On Oct. 5, just before top federal officials (including President Obama, Fed Chair Bernanke, and Treasury Secretary Geithner) announced plans to inflate the U.S. money supply starting after the elections, the 10-Year U.S. Treasury debt interest rate was 2.474 percent. On Dec. 20, it closed at 3.36 percent, an increase of 35.8 percent in 10 weeks. Does the public realize that this indicates what is going to happen to the value of the U.S. dollar?
Or does the public comprehend the disconnect between two significant indicators of inflation when the November Producer Price Index (PPI) jumped 0.8 percent (about 10 percent annually) versus the Consumer Price Index (CPI) which was only up 0.1 percent (just over 1 percent annually). The PPI is generally a more accurate indicator of what will be happening to consumer prices in the coming months where the CPI measures what changes have occurred in the recent past. If you did a survey of the general public, how many would be aware of the PPI figure and its implications?
Another scary example of public ignorance is the looming crisis in state and local government budgets. Federal stimulus funds were used to temporarily cover the deficits of agencies that are required to have balanced budgets, but that source of revenue is over. The impact of sharply smaller revenue streams leads some analysts to expect that this one financial problem will prevent any economic recovery in the United States, will lead to at least one million lost state and local government jobs, and eventually force the U.S. government to create money out of thin air for a record-sized bailout. Yet the seriousness of this crisis is little covered by the mainstream media. Certainly, no one in Washington wants to talk about it.
In the past two years, state and local governments together have spent nearly a half trillion dollars more than they collected in taxes, plus fell about one trillion dollars further behind in funding public pension liabilities.
When interviewed for the Dec. 19 broadcast of CBS’s 60 Minutes, Meredith Whitney, a financial analyst who made her reputation by warning that the big banks were in trouble long before the 2008 collapse, said “The most alarming thing about the state issue is the level of complacency.
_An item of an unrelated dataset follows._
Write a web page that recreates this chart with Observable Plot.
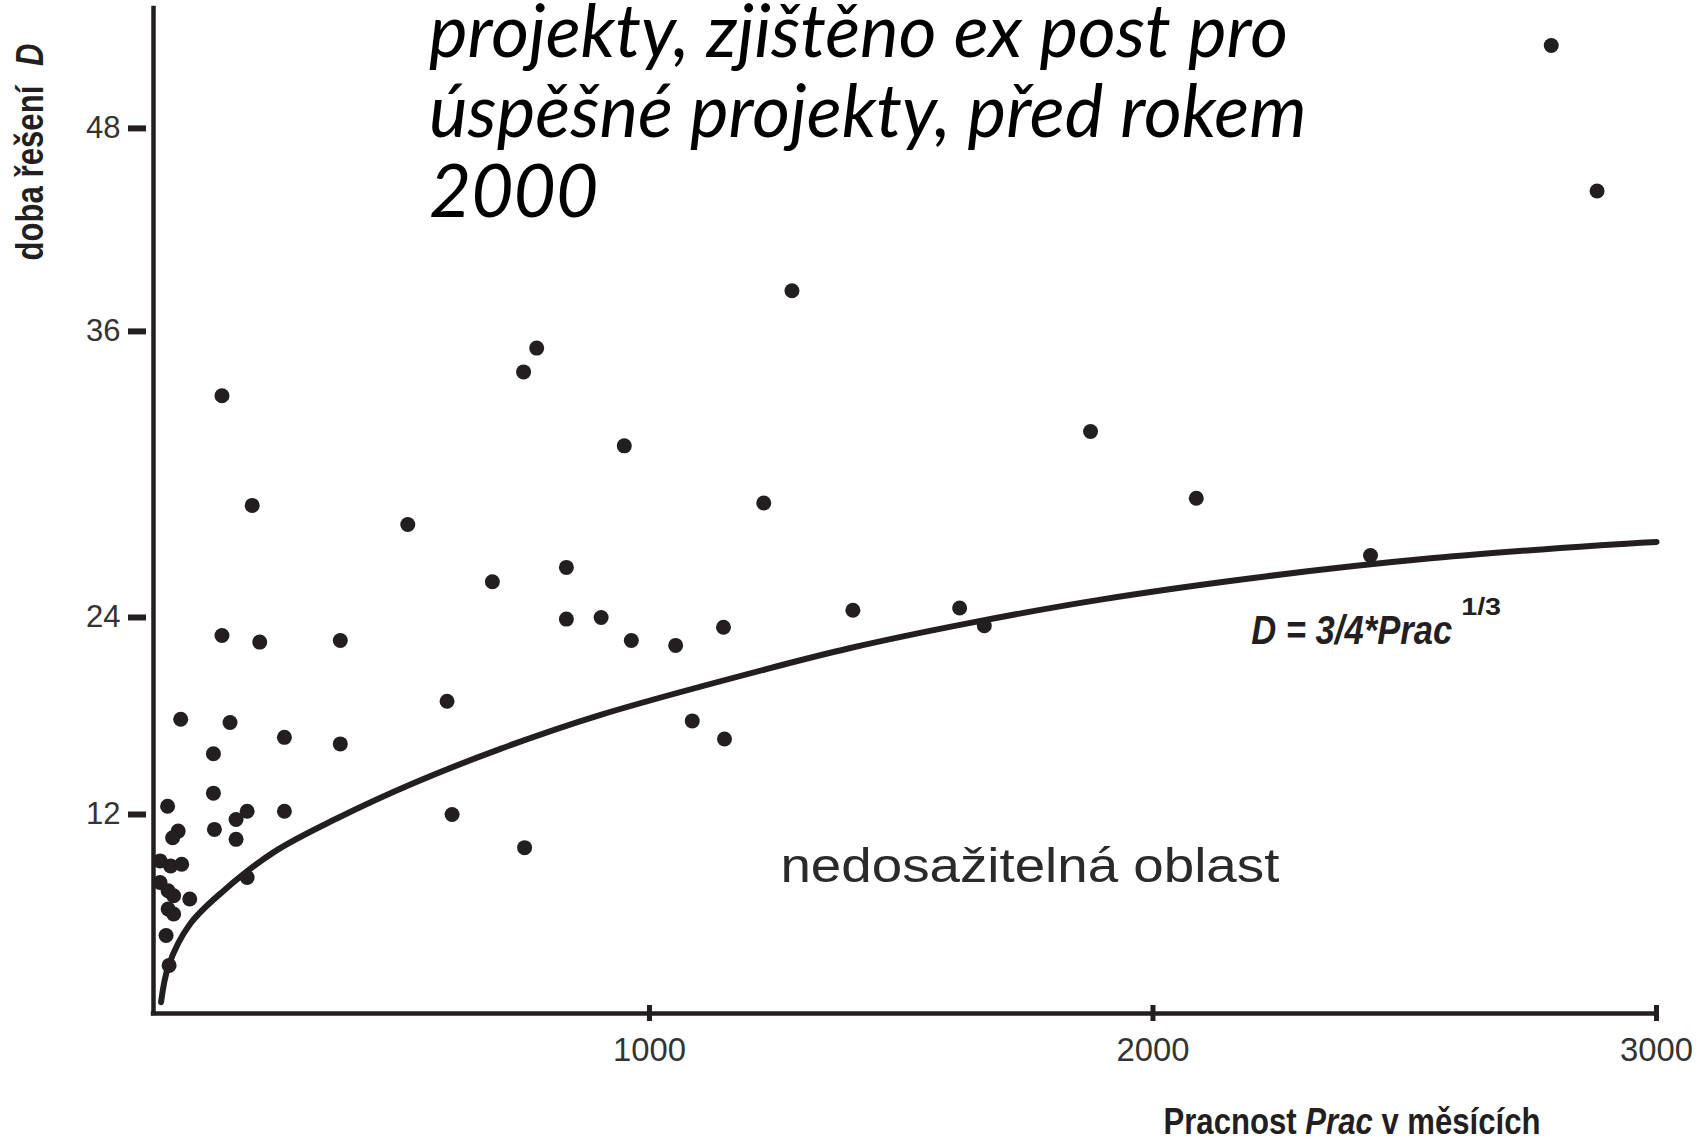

It has tentacles as wide as anything I’ve seen. I think next to housing this is the single most important issue in the United States, and certainly the largest threat to the US economy.” When Steve Kroft asked why the public wasn’t paying attention to this crisis, she said, “’Cause they don’t pay attention until they have to.” As much as the public lacks knowledge about what is really going on with the U.S. economy, their ignorance of the gold and silver markets is even worse. If you were to survey the general public, how many do you think realize—
• That foreign owners of U.S. dollars are becoming more aggressive at dumping the U.S. dollar for tangible assets such as gold, silver and other commodities?
• That buyers in the Far East are having such a difficult time acquiring physical gold and silver that they are now buying paper contracts and paying with U.S. dollars? This strategy enables the buyers to get rid of tens of billions of U.S. dollars, and gets them most of the way toward owning physical metals. As the buyers later find physical metal, they have been paying a premium in order to turn their paper into the real metal.
• The major governments have failed to come to an agreement to avoid a currency war where each issuer tries to knock down the value of its currency by more than the others?
• That the U.S. government has a huge incentive to suppress gold and silver prices – to help hold down the interest rate that it pays on Treasury debt?
• That the U.S. government has changed the terminology in describing its gold holdings from “Gold Reserves” to “Custodial Gold,” which is a sign that the U.S. government may no longer have title to all the gold it supposedly holds?
• That central banks, collectively, have turned from long-term net sellers to net buyers of gold reserves?
• That China is aggressively seeking to replace the U.S. dollar as the unit of payment for international transactions? As demand for the U.S. dollar declines, that will further impair its value.
• That gold and shares in gold mining companies now make up less than 1 percent of global investment portfolios, whereas it was well over 20 percent in 1980?
• That the price of gold, even though at a nominal high, is still not much more than halfway to the inflation-adjusted January 1980 peak price? Or that the price of silver would have to at least quadruple current levels to beat the January 1980 peak?
Today, the mainstream media carries many stories about so-called “experts” proclaiming that gold and silver prices have peaked. Unless they completely ignore the foregoing list and more, I just don’t see how they come to such conclusions.
The price of gold from the end of 2009 through Dec. 20 has risen 26 percent; silver has soared 74 percent. As good as those results are, in my judgment the prices of gold and silver in 2011 will rise by much greater percentages. As the public gradually understands what is really happening with precious metals, the growing demand for physical gold and silver will expand. If you want to give yourself a gift that you will appreciate for years to come, pick up some gold and silver soon.